ManimCommunity / manim-voiceover

Manim plugin for all things voiceover
https://voiceover.manim.community/en/stable
MIT License
154 stars 20 forks source link

Add Elevenlabs service #83

Closed mohit2152sharma closed 4 months ago

mohit2152sharma commented 4 months ago

Added support for elevenlabs, with better parameter support. Have the option to select voice based on voice_name or voice_id. Also change the settings of voice using voice_settings parameter.

Remaining tasks:

mohit2152sharma commented 4 months ago

@osolmaz , have you had a chance to review the PR? If any changes, let me know...

osolmaz commented 4 months ago

Thank you!

I did some minor refactors.

I notice some issues that might be related to the library itself, like cached audio files are not used and are regenerated every run.
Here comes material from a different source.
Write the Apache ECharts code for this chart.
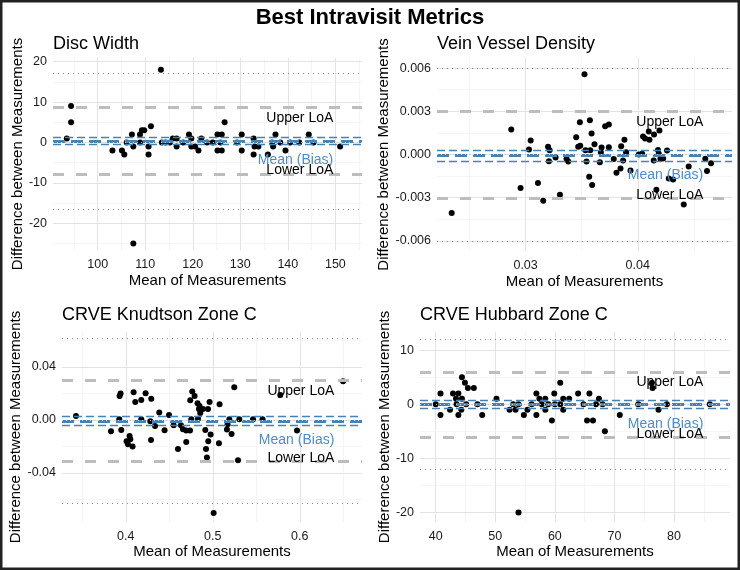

This is not good since the API is not free. Will try to resolve those now.

In the meanwhile, can you add documentation? Like I saw this, but there was no such section on that page:

Check out https://voiceover.manim.community/en/stable/services.html#elevenlabs to learn how to create an account and get your subscription key.
osolmaz commented 4 months ago

@mohit2152sharma I improved caching behavior and enabled transcription with Whisper by default. This is necessary to use bookmarks.

Can you check whether Elevenlabs API returns word boundaries (timestamps for beginning of each word in the audio)? I looked briefly and couldn't see it, but I feel like it might be hidden somewhere.

mohit2152sharma commented 4 months ago

@osolmaz , I added the documentation. For the bookmark part, it wasn't working for me until i changed "voice_settings": self.voice.model_dump(exclude_none=True). (I tested it with examples/bookmark-example.py setting ElevenlabsService, the animation did get triggered at mentioned bookmarks)

Regarding caching I assumed that it was a bug as it wasn't respecting the --disable_caching flag. But after using elvenlabs for couple of days, I have realised now that it was a good behaviour. Thanks for reverting it.

osolmaz commented 4 months ago

I just ran the bookmark example using the default voice, the quality out of the box is insane.

You could get to something very reasonable with a little tweaking.

https://github.com/ManimCommunity/manim-voiceover/assets/2453968/9422daed-a3c6-4e12-a0c1-2b3dd711704f

osolmaz commented 4 months ago

Btw --disable_caching is necesssary because of a Manim bug with adding sound.